What does Miami have in common with National Geographic and actor Jack Black?
The answer's not obvious: climate change.
The National Geographic Channel has a show about climate change called "Years of Living Dangerously." This week, Jack Black hosts an episode, "Saving Miami," about climate change in Miami. Jon Meyersohn produced and directed the episode. He says Miami was an immediate choice because people from across the country and the world move there and visit there.
"Everybody has an opinion about Miami or they’ve been to Miami or they have a relative who goes there," he said. "It's just the most fun place to be in the United States."
And because the city's well-known and embraced, it's a good starting point to attract national attention to climate change.
Meyersohn described Miami as "ground zero" for climate change. He says that in contrast with cities like Boston and New York, where a lot of attention's paid to climate change, Miami and Florida have a history of denial -- notably among developers and state leaders like Florida Gov. Rick Scott and Sen. Marco Rubio.
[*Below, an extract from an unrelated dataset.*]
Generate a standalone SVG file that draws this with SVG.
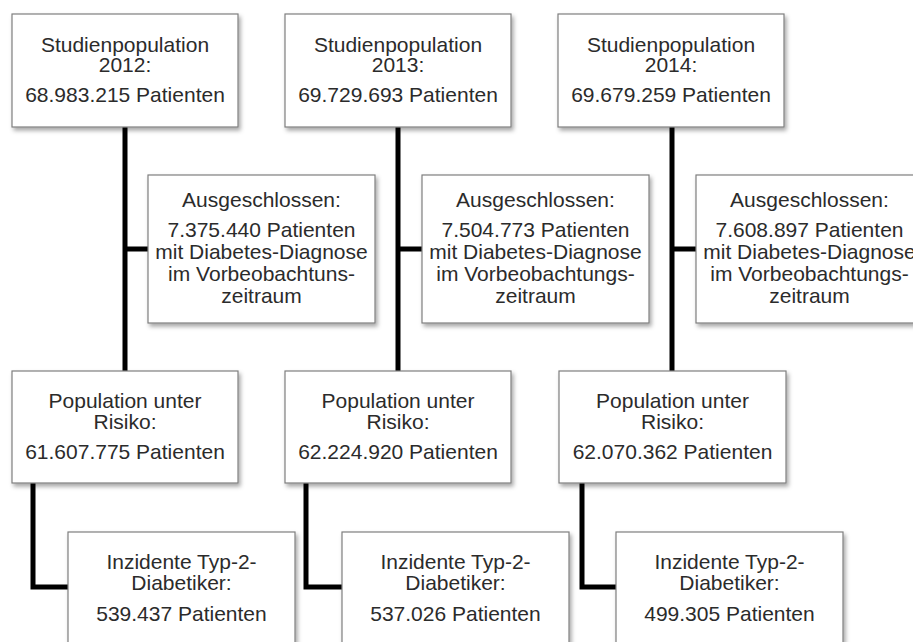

"You have a massive amount of building, sea level rise, political denial. And, denial based on the fact that you have not had a major storm in more than 10 years," he said.
Meyersohn said he and his team were encouraged that people here are getting involved in combating climate change. They interviewed a lot of them -- activists, researchers, local officials and residents. One takeaway?
Because Miami's so beloved, "it’s particularly hard to deliver a message like, oh, this place is sinking," Meyersohn said.
So as part of the episode, Jack Black talks with a psychiatrist -- Lise Van Susteren, who's also a Washington, D.C.-based environmental activist -- about his feelings on climate change.
"Saving Miami" aired Wednesday night at 10 p.m. on the National Geographic Channel. At 9 p.m., there was an episode about solar energy in the United States, which includes discussion of Florida's controversial proposed Amendment 1.